Over to you Dr Schott.
 A strong argument can be made that electricity supply is not improved by the application of certain types of market structures (such as those found in parts of the US, Australia, UK etc.) and that reconfigured Government utilities may achieve better public interest outcomes; however, I will leave this for a future article.
 Financialisaton in this context describes the rise of market instruments (also referred to as synthetic) and trading activity as a layer on top of the infrastructure. Power systems can be effectively operated (though not always efficiently) without the layer of market instruments and energy trading. The market instruments and trading activities are not required for the supply of electricity and impose an additional cost. If this additional cost is less than the efficiency improvements achieved through the introduction of the market, then financialisation can be beneficial.
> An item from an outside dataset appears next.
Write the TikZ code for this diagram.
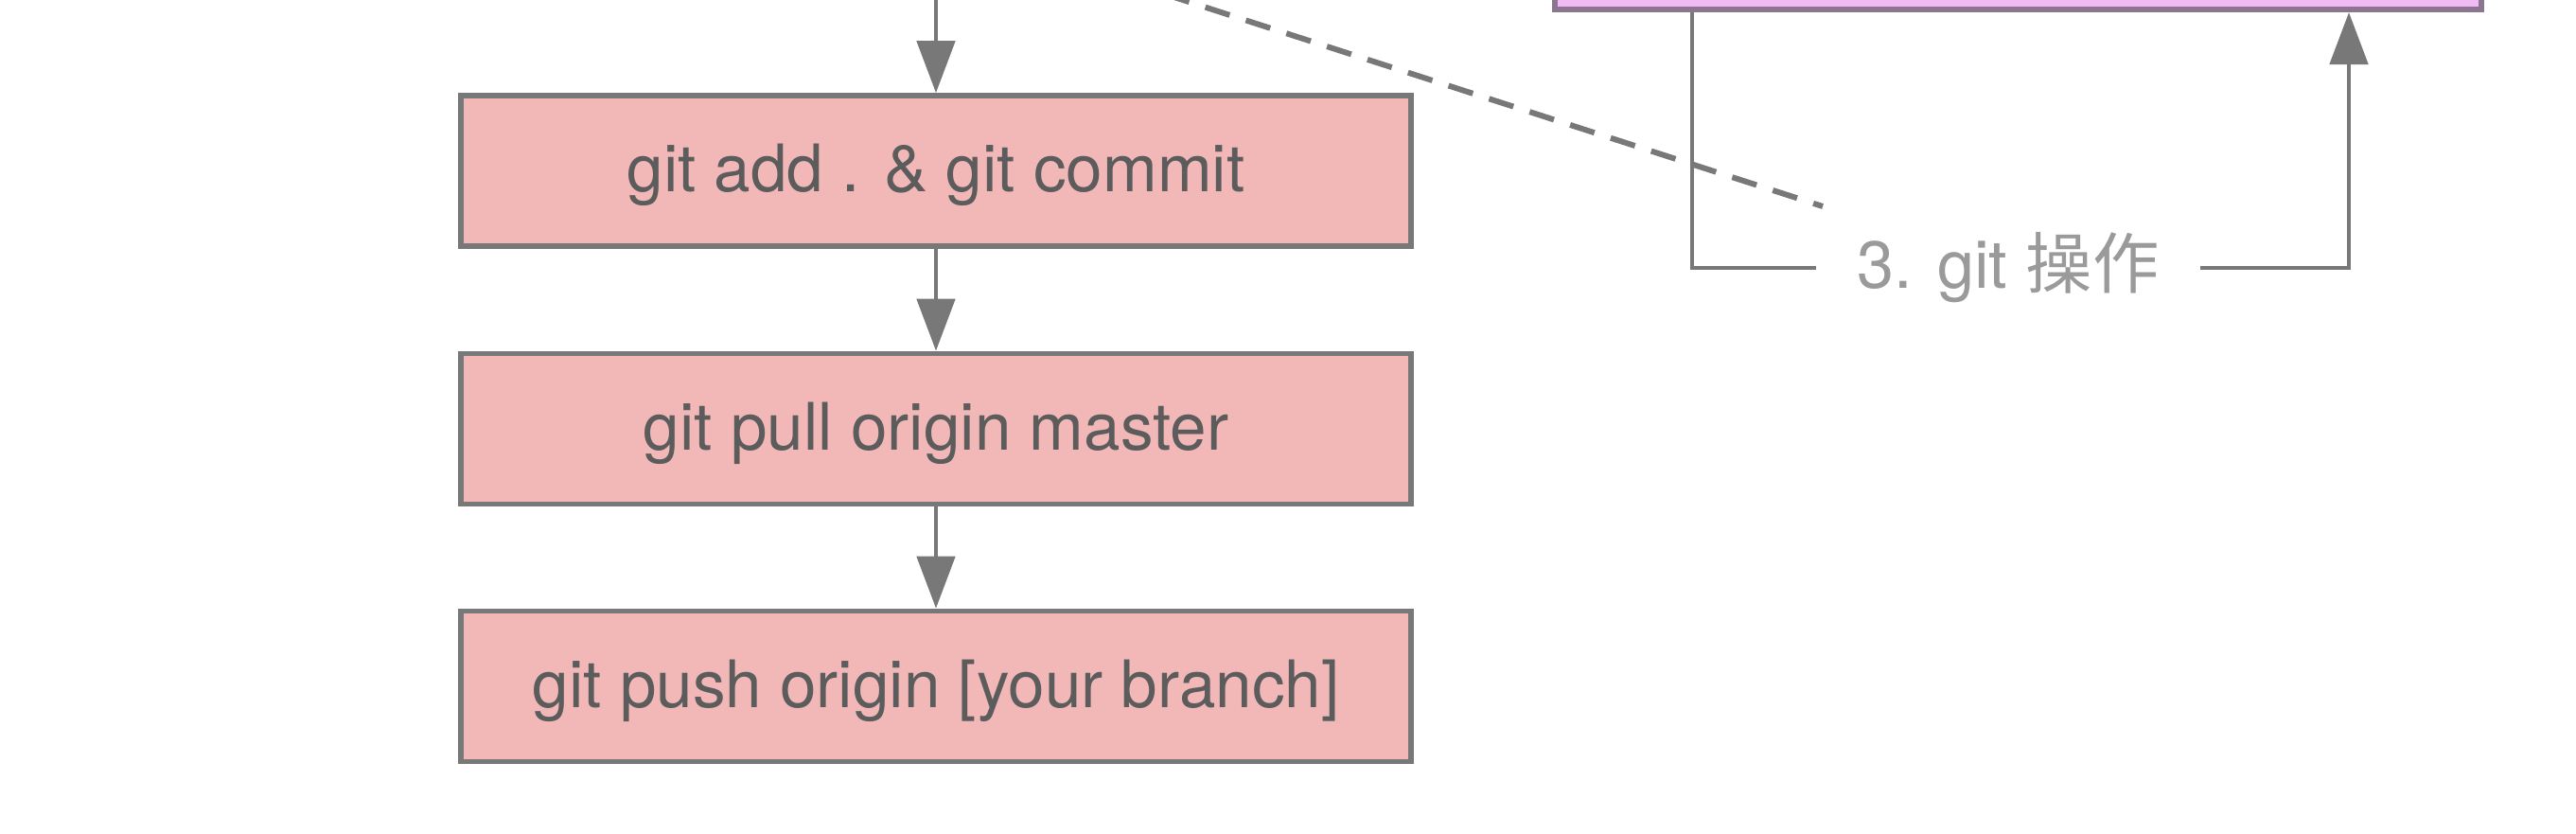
\documentclass[tikz,border=0pt]{standalone}
\usepackage{fontspec}
\setmainfont{TeX Gyre Heros}
\newfontfamily\cjk{Noto Sans CJK SC}
\usetikzlibrary{arrows.meta}
\definecolor{linegray}{HTML}{787878}
\definecolor{textgray}{HTML}{5C5C5C}
\definecolor{labelgray}{HTML}{9A9A9A}
\definecolor{cmdpink}{HTML}{F2B8B8}
\definecolor{webpurple}{HTML}{F0BBF4}
\definecolor{webborder}{HTML}{8C7590}
\begin{document}
\begin{tikzpicture}[
        cmd/.style={draw=linegray, line width=1.6pt, fill=cmdpink, text=textgray,
            minimum width=10.04cm, minimum height=1.59cm, text height=17pt, text depth=4.4pt,
            font=\fontsize{19.7}{24}\selectfont},
        conn/.style={draw=linegray, line width=1.4pt},
        flow/.style={conn, -{Triangle[length=5.5mm, width=4mm]}}
    ]
    \useasboundingbox (0, 0) rectangle (27.22, -8.8);
    \node[cmd] (commit) at (9.89, -1.805) {git add . \& git commit};
    \node[cmd] (pull) at (9.89, -4.53) {git pull origin master};
    \node[cmd] (push) at (9.89, -7.25) {git push origin [your branch]};
    \coordinate (top) at (9.89, 0.2);
    \draw[flow] (top) -- (commit);
    \draw[flow] (commit) -- (pull);
    \draw[flow] (pull) -- (push);
    % box above, cut by the top edge
    \node[draw=webborder, fill=webpurple, line width=1.6pt, minimum width=9.79cm,
        minimum height=2cm, anchor=south] (web) at (21.325, -0.13) {};
    \node[text=labelgray, font=\fontsize{20}{24}\selectfont, inner xsep=0.43cm]
        (gitop) at (21.22, -2.83) {3. git {\cjk 操作}};
    \coordinate (loopl) at (17.88, -2.83);
    \coordinate (loopr) at (24.82, -2.83);
    \draw[conn] (web.south -| loopl) -- (loopl) -- (gitop.west);
    \draw[flow] (gitop.east) -- (loopr) -- (web.south -| loopr);
    \coordinate (dashfrom) at (11.88, 0.2);
    \coordinate (dashto) at (19.26, -2.18);
    \draw[conn, line width=1.7pt, dash pattern=on 0.27cm off 0.18cm] (dashfrom) -- (dashto);
\end{tikzpicture}
\end{document}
 Levelised Cost of Electricity (LCOE) quantifies the all-in cost of power at the generating station’s metering terminals, minus capital recovery. LCOE was a useful metric to assess the cost competitiveness of a generation technology when all generators had similar availability and dispatchability attributes. With the rise of intermittent renewable energy which does not have these attributes to the same degree, LCOE has become a meaningless metric (the proverbial comparison of apples and oranges). However, LCOE is still often used by renewable energy advocates who point to the very low LCOE of wind and solar when claiming renewables are now cheaper than all other sources of power. Serious energy policy now uses System Levelised Cost of Electricity (S-LCOE) to reflect the costs of intermittency and other externalised costs of renewable energy not borne by renewable investors.
 Interested non-technical readers should refer to Meredith Angwin’s Shorting the Grid which is the best non-technical description I have read of how network operators ensure grid availability of greater than 99.99%.